-- begin Data excerpt --

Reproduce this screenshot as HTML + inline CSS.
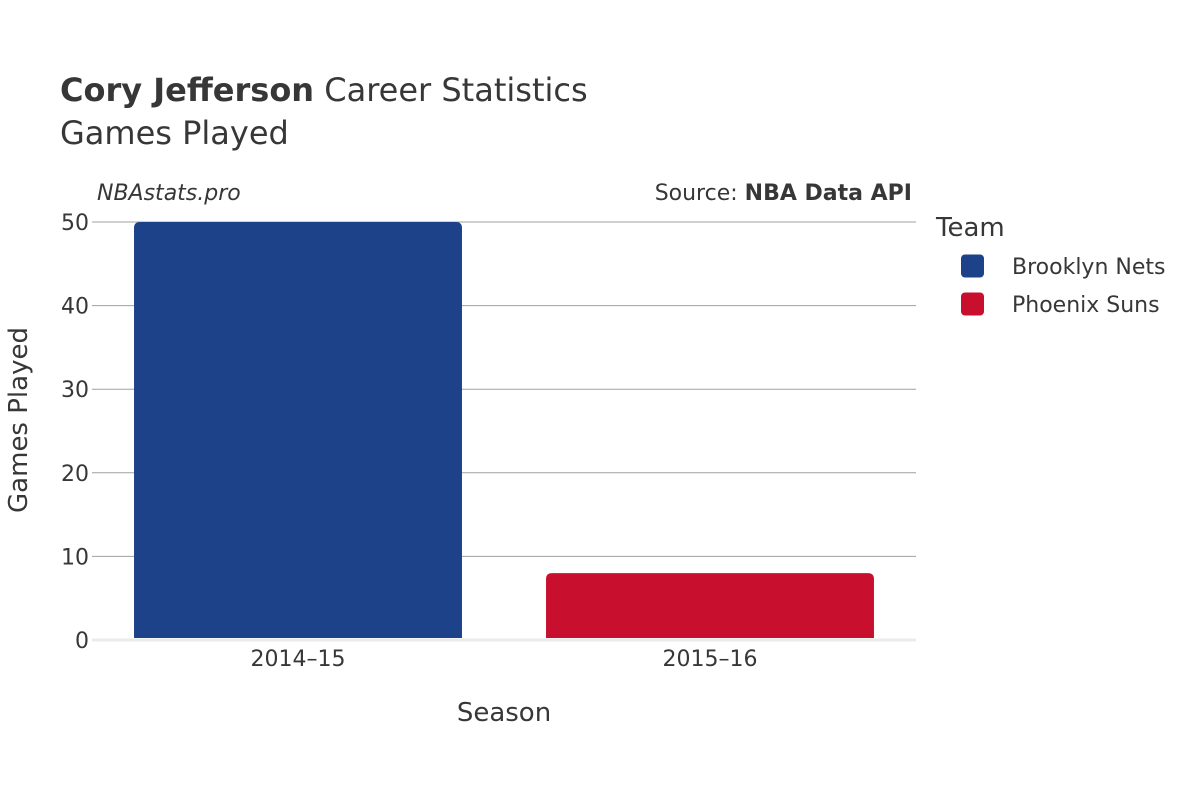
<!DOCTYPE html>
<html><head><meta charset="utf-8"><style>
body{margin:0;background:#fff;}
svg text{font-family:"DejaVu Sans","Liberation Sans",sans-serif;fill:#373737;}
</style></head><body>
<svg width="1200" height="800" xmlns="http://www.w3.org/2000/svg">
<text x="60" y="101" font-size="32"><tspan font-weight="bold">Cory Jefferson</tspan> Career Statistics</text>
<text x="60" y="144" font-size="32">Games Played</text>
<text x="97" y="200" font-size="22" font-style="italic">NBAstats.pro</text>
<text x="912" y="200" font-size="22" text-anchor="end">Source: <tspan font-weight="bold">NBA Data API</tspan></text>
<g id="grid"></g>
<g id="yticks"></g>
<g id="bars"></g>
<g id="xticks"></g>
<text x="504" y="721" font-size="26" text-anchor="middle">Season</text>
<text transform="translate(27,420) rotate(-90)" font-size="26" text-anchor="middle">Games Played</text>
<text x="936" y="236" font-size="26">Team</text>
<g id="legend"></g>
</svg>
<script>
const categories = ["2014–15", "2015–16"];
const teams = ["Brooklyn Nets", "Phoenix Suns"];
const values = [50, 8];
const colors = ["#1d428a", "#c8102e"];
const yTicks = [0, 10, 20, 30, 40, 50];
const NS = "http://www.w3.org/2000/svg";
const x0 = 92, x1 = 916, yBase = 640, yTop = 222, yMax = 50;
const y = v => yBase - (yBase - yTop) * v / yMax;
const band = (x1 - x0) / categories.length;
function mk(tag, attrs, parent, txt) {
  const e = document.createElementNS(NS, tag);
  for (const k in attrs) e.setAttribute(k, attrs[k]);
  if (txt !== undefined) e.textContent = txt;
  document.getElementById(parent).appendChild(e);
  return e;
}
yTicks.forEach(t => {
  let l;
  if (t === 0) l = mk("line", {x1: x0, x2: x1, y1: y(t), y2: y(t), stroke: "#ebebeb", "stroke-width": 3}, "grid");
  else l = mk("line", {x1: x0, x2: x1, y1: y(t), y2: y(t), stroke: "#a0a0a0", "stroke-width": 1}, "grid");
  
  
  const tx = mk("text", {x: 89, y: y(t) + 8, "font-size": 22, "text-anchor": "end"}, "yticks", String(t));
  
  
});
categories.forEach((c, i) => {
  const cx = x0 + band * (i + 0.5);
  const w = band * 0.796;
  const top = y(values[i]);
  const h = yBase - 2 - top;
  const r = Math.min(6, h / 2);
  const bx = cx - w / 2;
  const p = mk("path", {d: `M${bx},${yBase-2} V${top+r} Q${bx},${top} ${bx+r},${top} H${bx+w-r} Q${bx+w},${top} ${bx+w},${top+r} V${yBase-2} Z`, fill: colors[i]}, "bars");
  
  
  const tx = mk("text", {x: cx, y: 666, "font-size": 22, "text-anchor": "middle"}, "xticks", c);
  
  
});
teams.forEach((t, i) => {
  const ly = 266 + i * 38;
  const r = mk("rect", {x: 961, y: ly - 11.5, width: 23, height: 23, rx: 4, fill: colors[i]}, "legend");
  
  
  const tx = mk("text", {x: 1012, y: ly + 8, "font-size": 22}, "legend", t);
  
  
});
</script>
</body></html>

-- end Data excerpt --

* Task brief
Return the material exactly as given, apart from the pictures.

* Exercise output
Reproduce this screenshot as HTML + inline CSS.
<!DOCTYPE html>
<html><head><meta charset="utf-8"><style>
body{margin:0;background:#fff;}
svg text{font-family:"DejaVu Sans","Liberation Sans",sans-serif;fill:#373737;}
</style></head><body>
<svg width="1200" height="800" xmlns="http://www.w3.org/2000/svg">
<text x="60" y="101" font-size="32"><tspan font-weight="bold">Cory Jefferson</tspan> Career Statistics</text>
<text x="60" y="144" font-size="32">Games Played</text>
<text x="97" y="200" font-size="22" font-style="italic">NBAstats.pro</text>
<text x="912" y="200" font-size="22" text-anchor="end">Source: <tspan font-weight="bold">NBA Data API</tspan></text>
<g id="grid"></g>
<g id="yticks"></g>
<g id="bars"></g>
<g id="xticks"></g>
<text x="504" y="721" font-size="26" text-anchor="middle">Season</text>
<text transform="translate(27,420) rotate(-90)" font-size="26" text-anchor="middle">Games Played</text>
<text x="936" y="236" font-size="26">Team</text>
<g id="legend"></g>
</svg>
<script>
const categories = ["2014–15", "2015–16"];
const teams = ["Brooklyn Nets", "Phoenix Suns"];
const values = [50, 8];
const colors = ["#1d428a", "#c8102e"];
const yTicks = [0, 10, 20, 30, 40, 50];
const NS = "http://www.w3.org/2000/svg";
const x0 = 92, x1 = 916, yBase = 640, yTop = 222, yMax = 50;
const y = v => yBase - (yBase - yTop) * v / yMax;
const band = (x1 - x0) / categories.length;
function mk(tag, attrs, parent, txt) {
  const e = document.createElementNS(NS, tag);
  for (const k in attrs) e.setAttribute(k, attrs[k]);
  if (txt !== undefined) e.textContent = txt;
  document.getElementById(parent).appendChild(e);
  return e;
}
yTicks.forEach(t => {
  let l;
  if (t === 0) l = mk("line", {x1: x0, x2: x1, y1: y(t), y2: y(t), stroke: "#ebebeb", "stroke-width": 3}, "grid");
  else l = mk("line", {x1: x0, x2: x1, y1: y(t), y2: y(t), stroke: "#a0a0a0", "stroke-width": 1}, "grid");
  
  
  const tx = mk("text", {x: 89, y: y(t) + 8, "font-size": 22, "text-anchor": "end"}, "yticks", String(t));
  
  
});
categories.forEach((c, i) => {
  const cx = x0 + band * (i + 0.5);
  const w = band * 0.796;
  const top = y(values[i]);
  const h = yBase - 2 - top;
  const r = Math.min(6, h / 2);
  const bx = cx - w / 2;
  const p = mk("path", {d: `M${bx},${yBase-2} V${top+r} Q${bx},${top} ${bx+r},${top} H${bx+w-r} Q${bx+w},${top} ${bx+w},${top+r} V${yBase-2} Z`, fill: colors[i]}, "bars");
  
  
  const tx = mk("text", {x: cx, y: 666, "font-size": 22, "text-anchor": "middle"}, "xticks", c);
  
  
});
teams.forEach((t, i) => {
  const ly = 266 + i * 38;
  const r = mk("rect", {x: 961, y: ly - 11.5, width: 23, height: 23, rx: 4, fill: colors[i]}, "legend");
  
  
  const tx = mk("text", {x: 1012, y: ly + 8, "font-size": 22}, "legend", t);
  
  
});
</script>
</body></html>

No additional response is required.